While reading various sources on OS development an aspect of a protected mode operating systems was not really explained very well. Many sites mention it and a few attempt to explain the mechanism but all seem to fall short of actually conveying how it works. See here for an example of an explanation that is correct, but over complicates the logic.

The mechanism being alluded to is the Expand Down option for data segment entries in the Global Descriptor Table (GDT). At this point unless you have done some reading on the GDT, data segments, and\or looked at an OS implementation of the GDT some background is probably needed.

The mechanism that puts the 'protected' in protected mode is the GDT. This table contains entries that break up the memory accessible by an OS into specific segments with certain permissions. Each entry contains an address, BASE, a length, LIMIT, and various flags that define a segment of memory and how as well as who can access that segment.

In its simplest form a segment register is populated with an index into the GDT. All general purpose registers are associated with a segment register. When an address, OFFSET, in a general purpose register is referenced the CPU converts the OFFSET to a linear address (LA) by using the BASE and LIMIT in the associated GDT entry contained in the segment register. The equation is quite simple:

LA = BASE + OFFSET

If the OFFSET is greater than the LIMIT defined, a General Protection fault is triggered by the CPU. The permissions in the entry are also verified, but that is outside the scope of this post. Using real numbers will help to clarify. The following is defined:

BASE = 0x1000
LIMIT = 0x100
OFFSET = 0x10

The OFFSET is less than the LIMIT so no issue there.

0x1000 : BASE
0x10 : OFFSET
-------
0x1010 : LA

The actual memory location to be accessed by the OFFSET is 0x1010. This example is how the Expand Up data segments work and the expected LA is obvious now. However in the 'various flags' mentioned above, there is a way to set the data segment to Expand Down.

Setting the Expand Down flag makes the LA less than the BASE, hence Expand Down; however, this setting does not change the above equation. The OFFSET will still be added to the BASE and the OFFSET will still be compared against the LIMIT. There is a subtle trick that the CPU is using to allow addition yet yield a decreasing LA, this trick is arithmetic overflow.
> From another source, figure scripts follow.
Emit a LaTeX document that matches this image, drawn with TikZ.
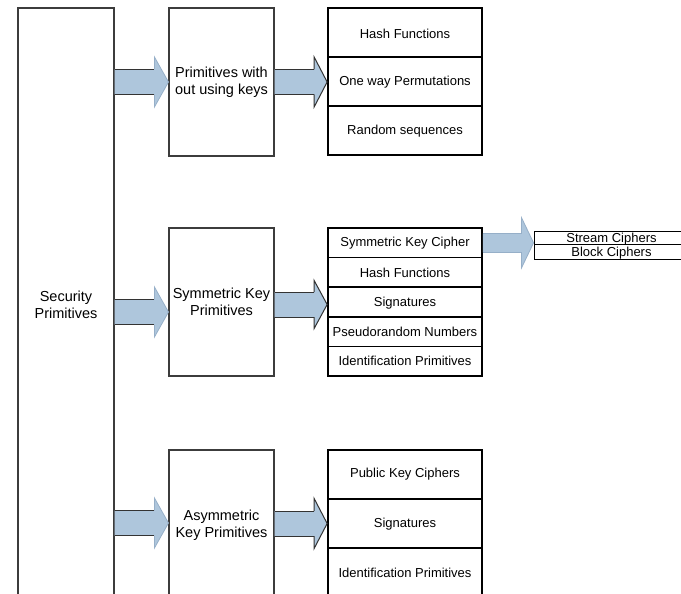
\documentclass[tikz,border=0pt]{standalone}
\usepackage{fontspec}
\setmainfont{Liberation Sans}
\usetikzlibrary{calc}
\definecolor{arrowblue}{RGB}{174,198,220}
\definecolor{arrowedge}{RGB}{150,175,200}
\definecolor{boxgray}{RGB}{60,60,60}
\newcommand\lowered[2]{\raisebox{-#1}[\height][\depth]{#2}}
\tikzset{
  outerbox/.style={draw=boxgray, line width=1.1pt, inner sep=0pt, align=center,
    font=\fontsize{14.5}{17}\selectfont},
  itembox/.style={draw=black, line width=1.7pt, inner sep=0pt, align=center,
    minimum width=154pt, font=\fontsize{13}{15}\selectfont},
  thinbox/.style={draw=black, line width=0.9pt, inner sep=0pt, align=center,
    minimum width=155pt, font=\fontsize{13}{13}\selectfont},
  darkedge/.style={draw=black!80, line width=1pt},
  lightedge/.style={draw=arrowedge, line width=0.8pt},
}
% block arrow: #1 base point, #2 tip point, #3 shaft half width, #4 head half width,
% #5 head length, #6 style of the shaft edges, #7 style of the head edges
\newcommand\blockarrow[7]{%
  \fill[arrowblue] let \p1=#1, \p2=#2 in
    (\x1,\y2+#3) -- (\x2-#5,\y2+#3) -- (\x2-#5,\y2+#4) -- (\x2,\y2)
    -- (\x2-#5,\y2-#4) -- (\x2-#5,\y2-#3) -- (\x1,\y2-#3) -- cycle;
  \draw[#6] let \p1=#1, \p2=#2 in
    (\x1,\y2+#3) -- (\x2-#5,\y2+#3) (\x1,\y2-#3) -- (\x2-#5,\y2-#3);
  \draw[#7] let \p1=#1, \p2=#2 in
    (\x2-#5,\y2+#3) -- (\x2-#5,\y2+#4) -- (\x2,\y2)
    -- (\x2-#5,\y2-#4) -- (\x2-#5,\y2-#3);
}
\begin{document}
\begin{tikzpicture}[x=1pt,y=-1pt]
\useasboundingbox (0,0) rectangle (681,594);
\clip (0,0) rectangle (681,594);
\fill[white] (0,0) rectangle (681,594);

% root column
\node[outerbox, minimum width=96pt, minimum height=594pt] (sec) at (66,305)
  {Security\\Primitives};

% second column
\node[outerbox, minimum width=105pt, minimum height=148pt] (m1) at (221.5,82)
  {Primitives with\\out using keys};
\node[outerbox, minimum width=105pt, minimum height=148pt] (m2) at (221.5,302)
  {Symmetric Key\\Primitives};
\node[outerbox, minimum width=105pt, minimum height=150pt] (m3) at (221.5,525)
  {Asymmetric\\Key Primitives};

% keyless primitives
\node[itembox, minimum height=49pt] (r1a) at (405,32.5) {\lowered{1pt}{Hash Functions}};
\node[itembox, minimum height=49pt] (r1b) at (405,81.5) {\lowered{1pt}{One way Permutations}};
\node[itembox, minimum height=49pt] (r1c) at (405,130.5) {\lowered{1pt}{Random sequences}};

% symmetric key primitives
\node[itembox, minimum height=29.6pt] (r2a) at (405,242.8) {Symmetric Key Cipher};
\node[itembox, minimum height=29.6pt] (r2b) at (405,272.4) {Hash Functions};
\node[itembox, minimum height=29.6pt] (r2c) at (405,302) {\lowered{1.5pt}{Signatures}};
\node[itembox, minimum height=29.6pt] (r2d) at (405,331.6) {Pseudorandom Numbers};
\node[itembox, minimum height=29.6pt] (r2e) at (405,361.2) {Identification Primitives};

% asymmetric key primitives
\node[itembox, minimum height=49pt] (r3a) at (405,474.5) {Public Key Ciphers};
\node[itembox, minimum height=49pt] (r3b) at (405,523.5) {\lowered{1pt}{Signatures}};
\node[itembox, minimum height=49pt] (r3c) at (405,572.5) {Identification Primitives};

% cipher kinds
\node[thinbox, minimum height=13pt] (sc) at (611.5,237.5) {\lowered{2pt}{Stream Ciphers}};
\node[thinbox, minimum height=15pt] (bc) at (611.5,251.5) {\lowered{2pt}{Block Ciphers}};

% arrows from the root column
\blockarrow{(sec.east)}{(m1.west)}{12.5pt}{25pt}{14pt}{darkedge}{lightedge}
\blockarrow{(sec.east)}{([yshift=-10pt]m2.west)}{12.5pt}{25pt}{14pt}{darkedge}{lightedge}
\blockarrow{(sec.east)}{([yshift=2pt]m3.west)}{12.5pt}{25pt}{14pt}{darkedge}{lightedge}

% arrows into the lists
\blockarrow{(m1.east)}{(m1.east -| r1b.west)}{12.5pt}{25pt}{13pt}{darkedge}{darkedge}
\blockarrow{(m2.east)}{([yshift=-2.5pt]r2c.west)}{12.5pt}{24pt}{13pt}{darkedge}{darkedge}
\blockarrow{(m3.east)}{(r3b.west)}{12.5pt}{25pt}{13pt}{darkedge}{darkedge}

% cipher arrow
\blockarrow{(r2a.east)}{(r2a.east -| sc.west)}{9.5pt}{25pt}{12pt}{lightedge}{lightedge}
\end{tikzpicture}
\end{document}
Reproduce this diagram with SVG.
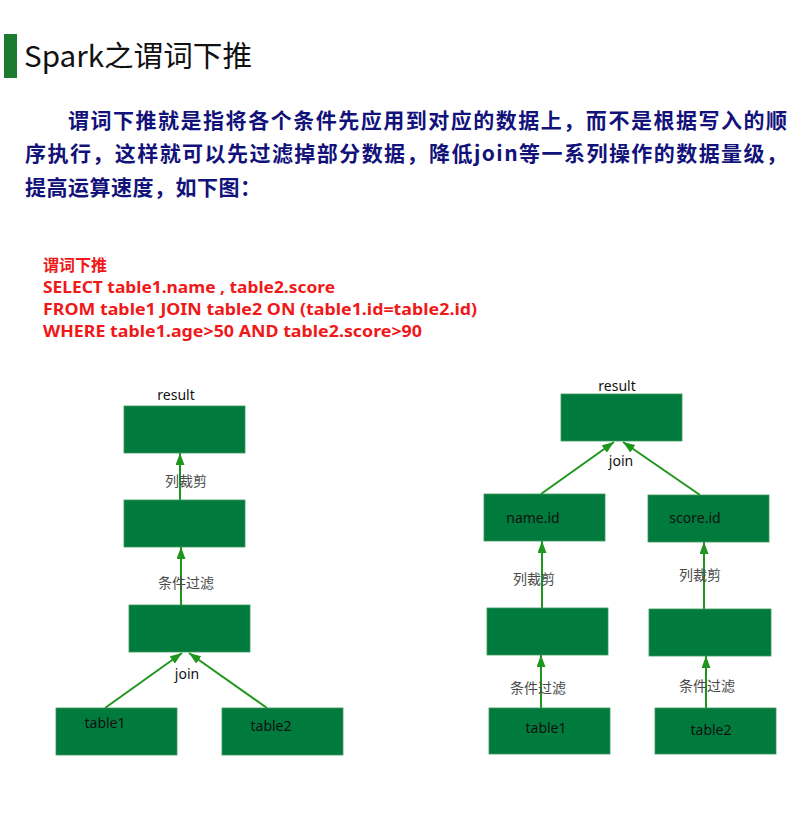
<svg xmlns="http://www.w3.org/2000/svg" width="809" height="830" viewBox="0 0 809 830">
<defs>
<marker id="ah" viewBox="0 0 12 9" refX="12" refY="4.5" markerWidth="12" markerHeight="9" markerUnits="userSpaceOnUse" orient="auto">
<path d="M0,0 L12,4.5 L0,9 z" fill="#1e961e"/>
</marker>
<style>
.box{fill:#007a3d;stroke:#3a9a5a;stroke-width:0.8}
.edge{stroke:#1e961e;stroke-width:2;fill:none;marker-end:url(#ah)}
.lbl{font-family:"Noto Sans CJK SC","Noto Sans",sans-serif;font-size:14px;fill:#4a4a4a;text-anchor:middle}
.nt{font-family:"Noto Sans","Noto Sans CJK SC",sans-serif;font-size:14px;fill:#111;text-anchor:middle}
.para{font-family:"Noto Sans CJK SC",sans-serif;font-size:21px;font-weight:bold;fill:#12127a}
.code{font-family:"Noto Sans","Noto Sans CJK SC",sans-serif;font-size:16px;font-weight:bold;fill:#f01818}
</style>
</defs>
<rect width="809" height="830" fill="#ffffff"/>
<g id="header">
<rect x="4" y="34" width="13" height="44" fill="#1c7b30"/>
<text x="24" y="67" font-family="Noto Sans CJK SC, Noto Sans, sans-serif" font-size="29" fill="#111" textLength="228" lengthAdjust="spacingAndGlyphs">Spark之谓词下推</text>
</g>
<g id="paragraph">
<text class="para" x="68" y="128" textLength="719" lengthAdjust="spacing">谓词下推就是指将各个条件先应用到对应的数据上，而不是根据写入的顺</text>
<text class="para" x="25" y="161" textLength="762" lengthAdjust="spacing">序执行，这样就可以先过滤掉部分数据，降低join等一系列操作的数据量级，</text>
<text class="para" x="25" y="195" textLength="236" lengthAdjust="spacing">提高运算速度，如下图：</text>
</g>
<g id="sql">
<text class="code" x="43" y="271">谓词下推</text>
<text class="code" x="43" y="293" textLength="292" lengthAdjust="spacingAndGlyphs">SELECT table1.name , table2.score</text>
<text class="code" x="43" y="315" textLength="434" lengthAdjust="spacingAndGlyphs">FROM table1 JOIN table2 ON (table1.id=table2.id)</text>
<text class="code" x="43" y="337" textLength="379" lengthAdjust="spacingAndGlyphs">WHERE table1.age&gt;50 AND table2.score&gt;90</text>
</g>
<g id="connectors">
<line class="edge" x1="180" y1="500" x2="180" y2="453"/>
<line class="edge" x1="181" y1="605" x2="181" y2="547"/>
<line class="edge" x1="105" y1="708" x2="182" y2="653"/>
<line class="edge" x1="267" y1="708" x2="189" y2="653"/>
<line class="edge" x1="541" y1="494" x2="614" y2="442"/>
<line class="edge" x1="700" y1="495" x2="623" y2="442"/>
<line class="edge" x1="542" y1="608" x2="542" y2="541"/>
<line class="edge" x1="704" y1="609" x2="704" y2="542"/>
<line class="edge" x1="541" y1="708" x2="541" y2="655"/>
<line class="edge" x1="706" y1="708" x2="706" y2="656"/>
</g>
<g id="left-result">
<rect class="box" x="124" y="406" width="121" height="47"/>
<text class="nt" x="176" y="400">result</text>
</g>
<g id="left-project">
<rect class="box" x="124" y="500" width="121" height="47"/>
</g>
<g id="left-filter">
<rect class="box" x="129" y="605" width="121" height="47"/>
</g>
<g id="left-table1">
<rect class="box" x="56" y="708" width="121" height="47"/>
<text class="nt" x="105" y="728">table1</text>
</g>
<g id="left-table2">
<rect class="box" x="222" y="708" width="121" height="47"/>
<text class="nt" x="271" y="731">table2</text>
</g>
<g id="right-result">
<rect class="box" x="561" y="394" width="121" height="47"/>
<text class="nt" x="617" y="391">result</text>
</g>
<g id="right-nameid">
<rect class="box" x="484" y="494" width="121" height="47"/>
<text class="nt" x="533" y="523">name.id</text>
</g>
<g id="right-scoreid">
<rect class="box" x="648" y="495" width="121" height="47"/>
<text class="nt" x="695" y="523">score.id</text>
</g>
<g id="right-mid1">
<rect class="box" x="487" y="608" width="121" height="47"/>
</g>
<g id="right-mid2">
<rect class="box" x="649" y="609" width="122" height="47"/>
</g>
<g id="right-table1">
<rect class="box" x="489" y="708" width="121" height="46"/>
<text class="nt" x="546" y="733">table1</text>
</g>
<g id="right-table2">
<rect class="box" x="655" y="708" width="121" height="46"/>
<text class="nt" x="711" y="735">table2</text>
</g>
<g id="edge-labels">
<text class="lbl" x="186" y="486">列裁剪</text>
<text class="lbl" x="186" y="588">条件过滤</text>
<text class="nt" x="187" y="679">join</text>
<text class="nt" x="621" y="466">join</text>
<text class="lbl" x="534" y="584">列裁剪</text>
<text class="lbl" x="700" y="580">列裁剪</text>
<text class="lbl" x="538" y="693">条件过滤</text>
<text class="lbl" x="707" y="691">条件过滤</text>
</g>
</svg>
Consider the following. Lets us assume a series of registers exist that are only 4 bits in width. This means the registers can contain a maximum value of 15 and a minimum of 0. For example:
B3 B2 B1 B0
0 0 0 0 : 0
1 0 0 1 : 9
1 1 1 1 : 15

Let us consider addition using these registers.

B3 B2 B1 B0
1 : Carry
1 0 0 1 : 9
0 1 0 1 : 5
-----------
1 1 1 0 : 14

Using binary arithmetic, the sum of two values is as simple as 1 + 1. Looking at this example, a solution presents itself if we take the second operand to its furthest extreme.

B3 B2 B1 B0
1 1 1 1 : Carry
1 0 0 1 : 9
1 1 1 1 : 15
-----------
1 0 0 1 : 9

Notice B3 has an bit that needs to be carried over. In the overflow case, the CPU simply carries that overflow back to B0, this addition of the maximum value yields the same value. Thus decreasing the second operand by 1 in turn decreases the first also by 1.

B3 B2 B1 B0
1 1 1 1 : Carry
1 0 0 1 : 9
1 1 1 0 : 14
-----------
1 0 0 0 : 8

Using arithmetic overflow we have now decreased the value of the first operand using addition, the value is expanding down. Turning back to the Expand Down data segment the mechanism works the same way.

Lets use the same BASE as the previous example but compute the LA as if the data segment were of the Expand Down variety. The following is defined:

BASE = 0x1000
LIMIT = 0xfeff
OFFSET = 0xffef

Since we are decreasing the BASE we need to start at the other extreme. Where the LIMIT is 0 + the length for upward expansion, the LIMIT is now max register value - length. The OFFSET is greater than the LIMIT, expanding down, so no issue there.

0x1000 : BASE
0xffef : OFFSET
------
0x0fef : LA

Now like the initial example the LA is 0x10 from the BASE, but the LA is expanding down instead of up.